David Burman, senior analyst for the Butler Group, like many industry observers, acknowledges the current speed advantage AMD is reaping with the Athlon chipset. "We believe that despite Intel's massive discounts at 500, 550 and 450MHz, its 600MHz Pentium III chips would still appear to be slightly more expensive than the latest AMD 650MHZ [Athlon] chips. Intel appears to be gambling that consumers will take a slightly slower speed chip at a reduced price.
"AMD has a long history of fairly impressive chips, and the Athlon does very well in the latest benchmarks," he said.
AMD has already concededthat it must respond to Intel's cuts. This follows AMD chairman W. J. Sanders' acceptance last month that Intel's stranglehold on the low-end chip market -- initially through its cut-price Celeron line, and now through the cut-price PII and PIII chips -- was having a "devastating effect" on AMD's business.

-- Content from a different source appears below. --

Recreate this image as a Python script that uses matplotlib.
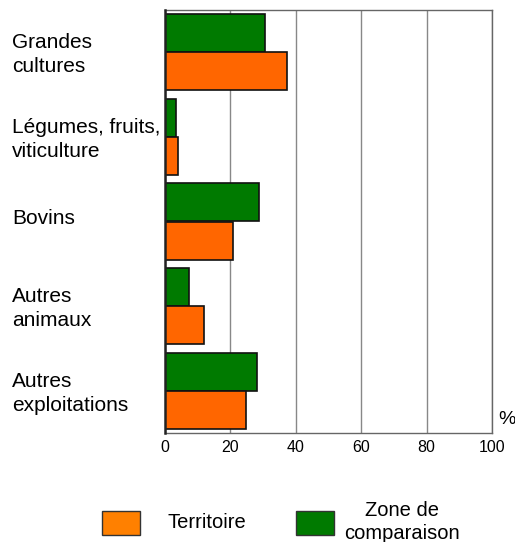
import matplotlib
matplotlib.use("Agg")
import matplotlib.pyplot as plt
from matplotlib.patches import Rectangle
import numpy as np

plt.rcParams['font.family'] = ['Liberation Sans', 'DejaVu Sans']

categories = ["Grandes\ncultures", "Légumes, fruits,\nviticulture", "Bovins",
              "Autres\nanimaux", "Autres\nexploitations"]
territoire = [37.3, 4.0, 21.0, 12.1, 24.8]
zone = [30.8, 3.6, 28.8, 7.4, 28.3]
xticks = [0, 20, 40, 60, 80, 100]
legend_labels = ["Territoire", "Zone de\ncomparaison"]

orange = "#FF6600"
green = "#007A00"

W, H = 515, 542
fig = plt.figure(figsize=(W / 100, H / 100), dpi=100)
ax = fig.add_axes([164.5 / W, 1 - 433 / H, (492 - 164.5) / W, (433 - 10) / H])

y = np.arange(len(categories))
bh = 0.45
ax.barh(y - bh / 2, zone, height=bh, color=green, edgecolor="#111111", linewidth=1.2, zorder=3)
ax.barh(y + bh / 2, territoire, height=bh, color=orange, edgecolor="#111111", linewidth=1.2, zorder=3)

ax.set_xlim(0, 100)
ax.set_ylim(len(categories) - 0.5, -0.5)
ax.set_xticks(xticks)
ax.set_xticklabels([str(v) for v in xticks], fontsize=11.5)
ax.set_yticks([])
ax.tick_params(axis='x', length=0, pad=5)
ax.grid(axis='x', color="#888888", linewidth=1, zorder=0)
for s in ['top', 'bottom', 'right']:
    ax.spines[s].set_color("#666666")
    ax.spines[s].set_linewidth(1)
ax.spines['left'].set_color("#222222")
ax.spines['left'].set_linewidth(1.8)
ax.spines['left'].set_zorder(4)

fig.canvas.draw()
for i, c in enumerate(categories):
    off = 0.03 if "\n" in c else -0.03
    disp = ax.transData.transform((0, i + off))
    fx, fy = fig.transFigure.inverted().transform(disp)
    fig.text(12 / W, fy, c, fontsize=15, ha='left', va='center', linespacing=1.35)

fig.text(498 / W, 1 - 420 / H, "%", fontsize=14, ha='left', va='center')

# legend
for (x0, col, lab, tx) in [(102, "#FF8000", legend_labels[0], 207),
                           (296, green, legend_labels[1], 402)]:
    r = Rectangle((x0 / W, 1 - 535 / H), 38 / W, 24 / H, transform=fig.transFigure,
                  facecolor=col, edgecolor="#333333", linewidth=1)
    fig.patches.append(r)
    fig.text(tx / W, 1 - 522 / H, lab, fontsize=14.5, ha='center', va='center', linespacing=1.25)

fig.savefig("out.png", dpi=100)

But Burman believes strong competition will continue in the market and that Intel is not yet in a position to eliminate its rival. He concedes that AMD hasn't got the muscle to damage Intel in a significant way and that Intel is far from "quaking in its boots", despite losing the all important speed advantage.

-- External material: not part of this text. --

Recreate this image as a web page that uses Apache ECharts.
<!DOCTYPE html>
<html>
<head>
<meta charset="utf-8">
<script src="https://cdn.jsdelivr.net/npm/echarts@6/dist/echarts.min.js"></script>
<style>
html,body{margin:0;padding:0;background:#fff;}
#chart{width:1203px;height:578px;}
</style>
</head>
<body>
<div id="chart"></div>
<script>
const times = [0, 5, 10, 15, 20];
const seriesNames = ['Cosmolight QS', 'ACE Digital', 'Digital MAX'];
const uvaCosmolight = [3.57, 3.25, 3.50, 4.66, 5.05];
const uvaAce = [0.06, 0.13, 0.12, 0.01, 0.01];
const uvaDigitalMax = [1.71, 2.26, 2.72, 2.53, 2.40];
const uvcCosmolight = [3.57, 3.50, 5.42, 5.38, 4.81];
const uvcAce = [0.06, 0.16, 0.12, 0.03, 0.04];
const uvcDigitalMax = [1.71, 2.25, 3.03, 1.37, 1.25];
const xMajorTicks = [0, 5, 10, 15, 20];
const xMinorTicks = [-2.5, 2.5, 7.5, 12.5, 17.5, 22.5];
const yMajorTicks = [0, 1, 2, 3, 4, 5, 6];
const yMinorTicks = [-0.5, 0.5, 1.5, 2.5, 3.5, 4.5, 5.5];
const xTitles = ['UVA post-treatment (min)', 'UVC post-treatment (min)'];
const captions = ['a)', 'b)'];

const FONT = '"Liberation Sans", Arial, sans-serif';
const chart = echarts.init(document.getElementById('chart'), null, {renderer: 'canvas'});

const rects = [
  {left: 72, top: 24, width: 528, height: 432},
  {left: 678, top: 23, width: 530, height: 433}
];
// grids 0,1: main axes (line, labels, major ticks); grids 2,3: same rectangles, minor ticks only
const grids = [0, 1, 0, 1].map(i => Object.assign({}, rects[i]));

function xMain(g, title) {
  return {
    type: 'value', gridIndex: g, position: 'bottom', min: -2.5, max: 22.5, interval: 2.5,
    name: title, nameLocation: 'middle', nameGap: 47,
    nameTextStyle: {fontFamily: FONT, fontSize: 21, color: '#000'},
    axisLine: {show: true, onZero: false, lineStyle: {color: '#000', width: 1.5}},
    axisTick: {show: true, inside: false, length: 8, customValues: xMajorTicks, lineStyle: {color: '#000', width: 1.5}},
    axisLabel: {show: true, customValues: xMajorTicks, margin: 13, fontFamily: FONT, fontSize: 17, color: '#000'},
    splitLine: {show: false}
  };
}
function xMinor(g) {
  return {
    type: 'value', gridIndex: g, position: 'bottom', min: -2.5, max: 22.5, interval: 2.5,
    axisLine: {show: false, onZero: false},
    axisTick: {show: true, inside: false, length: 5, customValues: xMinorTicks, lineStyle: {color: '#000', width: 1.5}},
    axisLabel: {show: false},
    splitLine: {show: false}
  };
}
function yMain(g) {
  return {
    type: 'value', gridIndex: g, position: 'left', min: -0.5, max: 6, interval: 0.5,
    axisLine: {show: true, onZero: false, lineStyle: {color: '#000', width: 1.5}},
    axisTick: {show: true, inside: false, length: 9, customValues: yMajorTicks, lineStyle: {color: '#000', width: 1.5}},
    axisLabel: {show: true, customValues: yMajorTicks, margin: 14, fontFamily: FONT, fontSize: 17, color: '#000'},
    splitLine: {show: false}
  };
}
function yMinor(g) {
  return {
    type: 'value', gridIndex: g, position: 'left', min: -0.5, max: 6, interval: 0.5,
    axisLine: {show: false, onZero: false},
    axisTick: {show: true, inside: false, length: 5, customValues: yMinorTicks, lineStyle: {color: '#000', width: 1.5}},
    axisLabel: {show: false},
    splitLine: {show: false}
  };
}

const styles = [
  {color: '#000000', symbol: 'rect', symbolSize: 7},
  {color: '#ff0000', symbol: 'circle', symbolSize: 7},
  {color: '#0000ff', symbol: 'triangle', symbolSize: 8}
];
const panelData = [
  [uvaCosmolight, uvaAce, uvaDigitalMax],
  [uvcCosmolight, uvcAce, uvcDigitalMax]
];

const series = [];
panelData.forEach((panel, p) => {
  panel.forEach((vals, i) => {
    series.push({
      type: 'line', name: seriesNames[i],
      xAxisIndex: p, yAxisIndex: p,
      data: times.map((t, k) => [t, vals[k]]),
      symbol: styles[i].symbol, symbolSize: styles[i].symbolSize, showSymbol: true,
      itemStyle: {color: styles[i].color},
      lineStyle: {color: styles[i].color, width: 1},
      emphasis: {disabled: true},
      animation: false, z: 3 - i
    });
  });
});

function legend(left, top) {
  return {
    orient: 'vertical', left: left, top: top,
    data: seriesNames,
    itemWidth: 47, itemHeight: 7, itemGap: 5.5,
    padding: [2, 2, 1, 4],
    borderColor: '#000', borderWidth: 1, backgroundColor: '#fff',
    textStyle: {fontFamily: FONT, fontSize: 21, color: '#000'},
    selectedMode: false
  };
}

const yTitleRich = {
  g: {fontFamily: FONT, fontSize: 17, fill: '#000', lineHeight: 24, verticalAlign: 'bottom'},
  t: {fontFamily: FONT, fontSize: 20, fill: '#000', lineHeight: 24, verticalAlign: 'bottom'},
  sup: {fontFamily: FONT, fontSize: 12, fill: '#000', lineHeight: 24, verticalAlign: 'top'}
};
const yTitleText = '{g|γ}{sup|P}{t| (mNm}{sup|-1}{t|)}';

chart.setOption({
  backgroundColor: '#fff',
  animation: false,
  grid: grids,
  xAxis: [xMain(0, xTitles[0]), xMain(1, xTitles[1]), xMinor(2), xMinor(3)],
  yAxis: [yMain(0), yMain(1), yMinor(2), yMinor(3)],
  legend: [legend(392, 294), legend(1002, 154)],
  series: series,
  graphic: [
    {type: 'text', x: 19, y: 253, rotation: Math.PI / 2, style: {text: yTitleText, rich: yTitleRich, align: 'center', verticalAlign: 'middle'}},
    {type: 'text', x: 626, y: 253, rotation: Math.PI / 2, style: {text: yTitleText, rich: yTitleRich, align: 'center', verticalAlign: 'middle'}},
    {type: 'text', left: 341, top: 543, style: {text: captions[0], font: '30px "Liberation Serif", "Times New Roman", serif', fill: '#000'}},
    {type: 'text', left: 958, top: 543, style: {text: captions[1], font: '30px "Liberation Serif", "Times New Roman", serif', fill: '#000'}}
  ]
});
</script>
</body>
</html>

Calls today confirm AMD is undecided on its price reductions, but it is highly unlikely to mirror Intel's, which were as high as 41 percent off Pentium III 500MHz chipsets.
Undoubtedly the company is under pressure and Sanders has already admitted the average selling price of AMD processors needed to exceed $100 per chip for the company to remain profitable -- a statement that looks set to haunt him. Average chip prices prior to the Athlon launch were spiralling towards the $50 mark. Wednesday a K6 2 400MHz will cost £40 (roughly $63) from a UK reseller.
One UK distributor Wednesday was buying Athlon (K7) chips at prices ranging from £155 ($246) for a 500MHz processor to £390 for 600MHz. Although these unit prices will undoubtedly patch up AMD's average chip prices in the immediate future, there remains nothing to prevent Intel's forthcoming Coppermine processor development work dragging down K7 margins in the same way Celeron forced AMD's K6 range to trade for small change.
One industry observer suggested AMD would only be able to sustain the pressure of successive price cuts for as long as Intel allowed it to play in a market place Intel regards as its own. Undoubtedly, Intel is considerably better-positioned to take the substantial financial hit that follows hefty price cuts. The strategy of cutting margins for a long-term fight is more suited to Intel. More price cuts make Intel look good. Burman explained: "It's the old story of marketing over technology in some ways. Intel is fortunate to be in the strange position of making components that are more famous than the boxes surrounding them."
"It's not a one-horse race," he concluded.